Technology to separate the protein, fat and fiber in DDGS must be developed before new markets will open. Srinivasan has taken on this quest.

“Most corn-to-ethanol plants are farmer cooperatives, and their financial resources are limited,” said Srinivasan, an assistant research professor in MSU’s Department of Agricultural and Biological Engineering. “If the plants are going to modify their current operations, they need technology with low capital investment to minimize financial risk and uncertainty.”

With support from MAFES and his department, Srinivasan built a pilot plant at MSU to test his separation technique, the “elusieve process,” on commercially produced DDGS.

The technique is performed by sifting the DDGS particles into different sizes and then blowing them with air to remove fiber. The name is a combination of the words “elutriation,” or application of upward air flow, and “sieve.” Srinivasan’s Web site, contains videos and documentation.

The pilot plant can separate the DDGS at a rate of 1 ton per hour into enhanced DDGS and fiber. Good separation of protein, fat and fiber has been achieved with commercially produced DDGS, Srinivasan said.

Obtaining satisfactory results meant that poultry scientist Corzo could begin to measure the performance of protein and fat obtained with the elusieve process in poultry feed. Similarly, the finding also gave forest products researcher Shi an incentive to compare performance of the fiber with other fibrous materials used in wood composites manufacturing.

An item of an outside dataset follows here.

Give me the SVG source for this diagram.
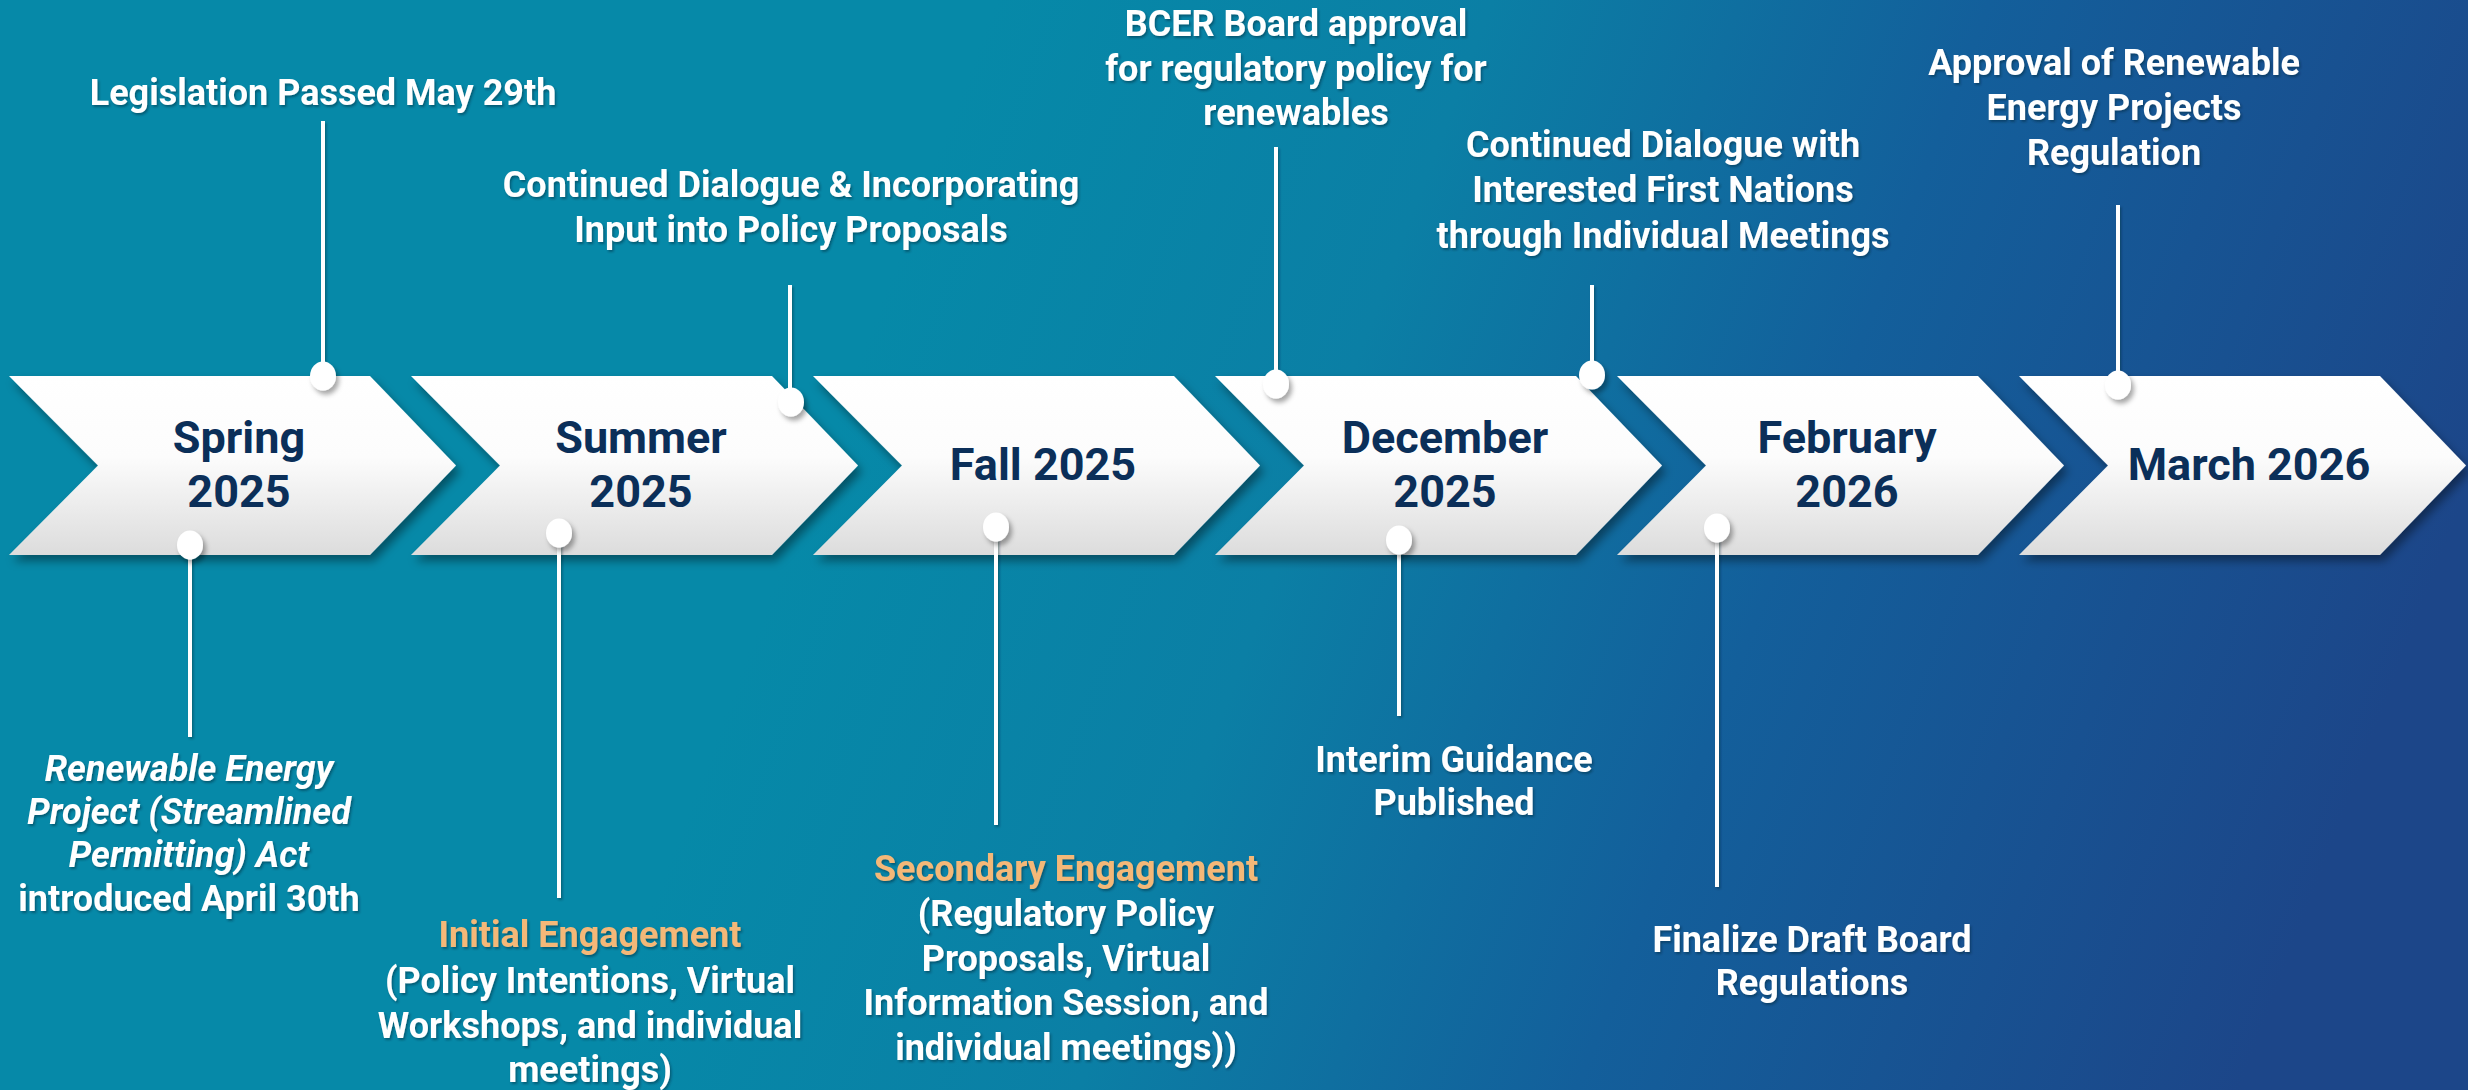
<svg xmlns="http://www.w3.org/2000/svg" width="2468" height="1090" viewBox="0 0 2468 1090">
<defs>
<linearGradient id="bg" gradientUnits="userSpaceOnUse" x1="900" y1="250" x2="2350" y2="800">
<stop offset="0" stop-color="#0689a8"/>
<stop offset="0.3" stop-color="#0b7fa5"/>
<stop offset="0.6" stop-color="#135f9b"/>
<stop offset="1" stop-color="#1c4689"/>
</linearGradient>
<linearGradient id="chev" x1="0" y1="0" x2="0" y2="1">
<stop offset="0" stop-color="#ffffff"/>
<stop offset="0.45" stop-color="#fcfcfc"/>
<stop offset="1" stop-color="#dcdcdc"/>
</linearGradient>
<filter id="sh" x="-10%" y="-10%" width="130%" height="140%">
<feDropShadow dx="4" dy="6" stdDeviation="5" flood-color="#000" flood-opacity="0.4"/>
</filter>
<filter id="dsh" x="-50%" y="-50%" width="200%" height="200%">
<feDropShadow dx="3" dy="4" stdDeviation="2.5" flood-color="#000" flood-opacity="0.35"/>
</filter>
<filter id="tsh" x="-5%" y="-20%" width="110%" height="150%">
<feDropShadow dx="1.5" dy="2" stdDeviation="1" flood-color="#002030" flood-opacity="0.45"/>
</filter>
<filter id="lsh" filterUnits="userSpaceOnUse" x="0" y="0" width="2468" height="1090">
<feDropShadow dx="1.5" dy="2" stdDeviation="1" flood-color="#002030" flood-opacity="0.4"/>
</filter>
<path id="chevShape" d="M0,376 H361 L447,465.5 L361,555 H0 L89,465.5 Z"/>
</defs>
<style>
.chev{fill:url(#chev);filter:url(#sh)}
.lbl{font-family:Roboto,"Liberation Sans",sans-serif;font-weight:700;font-size:45px;fill:#0b2f59;text-anchor:middle}
.ann{font-family:Roboto,"Liberation Sans",sans-serif;font-weight:700;font-size:36px;fill:#ffffff;text-anchor:middle;filter:url(#tsh)}
.it{font-style:italic}
.or{fill:#f4b878}
.ln{stroke:#ffffff;stroke-width:4;fill:none}
.dot{fill:#ffffff;filter:url(#dsh)}
</style>
<rect width="2468" height="1090" fill="url(#bg)"/>

<g id="chevron-spring"><use href="#chevShape" class="chev" transform="translate(9,0)"/>
<text class="lbl" x="239" y="453">Spring</text><text class="lbl" x="239" y="507">2025</text></g>
<g id="chevron-summer"><use href="#chevShape" class="chev" transform="translate(411,0)"/>
<text class="lbl" x="641" y="453">Summer</text><text class="lbl" x="641" y="507">2025</text></g>
<g id="chevron-fall"><use href="#chevShape" class="chev" transform="translate(813,0)"/>
<text class="lbl" x="1043" y="480">Fall 2025</text></g>
<g id="chevron-december"><use href="#chevShape" class="chev" transform="translate(1215,0)"/>
<text class="lbl" x="1445" y="453">December</text><text class="lbl" x="1445" y="507">2025</text></g>
<g id="chevron-february"><use href="#chevShape" class="chev" transform="translate(1617,0)"/>
<text class="lbl" x="1847" y="453">February</text><text class="lbl" x="1847" y="507">2026</text></g>
<g id="chevron-march"><use href="#chevShape" class="chev" transform="translate(2019,0)"/>
<text class="lbl" x="2249" y="480">March 2026</text></g>

<g id="connectors">
<g filter="url(#lsh)">
<path class="ln" d="M323,121 V376"/>
<path class="ln" d="M790,285 V402"/>
<path class="ln" d="M1276,147 V384"/>
<path class="ln" d="M1592,285 V375"/>
<path class="ln" d="M2118,205 V385"/>
<path class="ln" d="M190,545 V737"/>
<path class="ln" d="M559,533 V898"/>
<path class="ln" d="M996,527 V825"/>
<path class="ln" d="M1399,540 V716"/>
<path class="ln" d="M1717,528 V887"/>
</g>
<ellipse class="dot" cx="323" cy="376" rx="13" ry="14.5"/>
<ellipse class="dot" cx="791" cy="402" rx="13" ry="14.5"/>
<ellipse class="dot" cx="1276" cy="384" rx="13" ry="14.5"/>
<ellipse class="dot" cx="1592" cy="375" rx="13" ry="14.5"/>
<ellipse class="dot" cx="2118" cy="385" rx="13" ry="14.5"/>
<ellipse class="dot" cx="190" cy="545" rx="13" ry="14.5"/>
<ellipse class="dot" cx="559" cy="533" rx="13" ry="14.5"/>
<ellipse class="dot" cx="996" cy="527" rx="13" ry="14.5"/>
<ellipse class="dot" cx="1399" cy="540" rx="13" ry="14.5"/>
<ellipse class="dot" cx="1717" cy="528" rx="13" ry="14.5"/>
</g>

<g id="note-legislation"><text class="ann" x="323" y="105">Legislation Passed May 29th</text></g>
<g id="note-continued-dialogue"><text class="ann" x="791" y="197">Continued Dialogue &amp; Incorporating</text><text class="ann" x="791" y="242">Input into Policy Proposals</text></g>
<g id="note-bcer-board"><text class="ann" x="1296" y="36">BCER Board approval</text><text class="ann" x="1296" y="81">for regulatory policy for</text><text class="ann" x="1296" y="125">renewables</text></g>
<g id="note-first-nations"><text class="ann" x="1663" y="157">Continued Dialogue with</text><text class="ann" x="1663" y="202">Interested First Nations</text><text class="ann" x="1663" y="248">through Individual Meetings</text></g>
<g id="note-approval"><text class="ann" x="2114" y="75">Approval of Renewable</text><text class="ann" x="2114" y="120">Energy Projects</text><text class="ann" x="2114" y="165">Regulation</text></g>

<g id="note-act"><text class="ann it" x="189" y="781">Renewable Energy</text><text class="ann it" x="189" y="824">Project (Streamlined</text><text class="ann it" x="189" y="867">Permitting) Act</text><text class="ann" x="189" y="911">introduced April 30th</text></g>
<g id="note-initial"><text class="ann or" x="590" y="947">Initial Engagement</text><text class="ann" x="590" y="993">(Policy Intentions, Virtual</text><text class="ann" x="590" y="1038">Workshops, and individual</text><text class="ann" x="590" y="1082">meetings)</text></g>
<g id="note-secondary"><text class="ann or" x="1066" y="881">Secondary Engagement</text><text class="ann" x="1066" y="926">(Regulatory Policy</text><text class="ann" x="1066" y="971">Proposals, Virtual</text><text class="ann" x="1066" y="1015">Information Session, and</text><text class="ann" x="1066" y="1060">individual meetings))</text></g>
<g id="note-interim"><text class="ann" x="1454" y="772">Interim Guidance</text><text class="ann" x="1454" y="815">Published</text></g>
<g id="note-finalize"><text class="ann" x="1812" y="952">Finalize Draft Board</text><text class="ann" x="1812" y="995">Regulations</text></g>
</svg>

In the first phase of his study, Corzo compared broiler performance using feed with unaltered DDGS, feed that contained enhanced DDGS and conventional feed.

“We wanted to know how much of the nutrients in enhanced DDGS was available to the birds, how much of it they retained and how much quality improved,” said Corzo, an assistant research professor in the Department of Poultry Science.

Performance of the chickens on feed with both forms of DDGS compared favorably with conventional feed. But the enhanced DDGS offers the advantage of helping eliminate the digestive and manufacturing problems the fiber causes.

Corzo has been working with poultry feed mills to test the effect of enhanced DDGS on the manufacturing process. He is assessing the research data.

“After we look at the nutrition and handling issues, we will be able to determine what the next stage of enhanced DDGS research should be,” Corzo said. “We want to test within a setting that has the management and nutritional characteristics of a typical broiler operation.”

The availability of fiber from the elusieve process also has moved the research effort with wood composites one step forward.

Shi is planning to investigate how DDGS fiber can be used with wood powders in polymer composites to improve water and weather resistance. If processed appropriately, the fiber also has potential to improve bonding between natural fibers and polymers, and to provide pliability for molding and shaping.

“The use of plastics already minimizes decay in wood products,” said Shi, an assistant professor in the Department of Forest Products. “The addition of fiber could contribute to the stiffness of polymer composites without adding needless weight.”

One of the problems Shi identified in his preliminary work is the possibility of extremely small amounts of protein still on the fiber after separation. Protein can affect the ability of the fiber to resist the high temperatures of composites fabrication.

“The market for plastic lumber is growing, and the demand for wood composite products also is growing,” Shi said. “Our goal is to help the forest products industry find materials that are equal to or an improvement over the ones now being used.”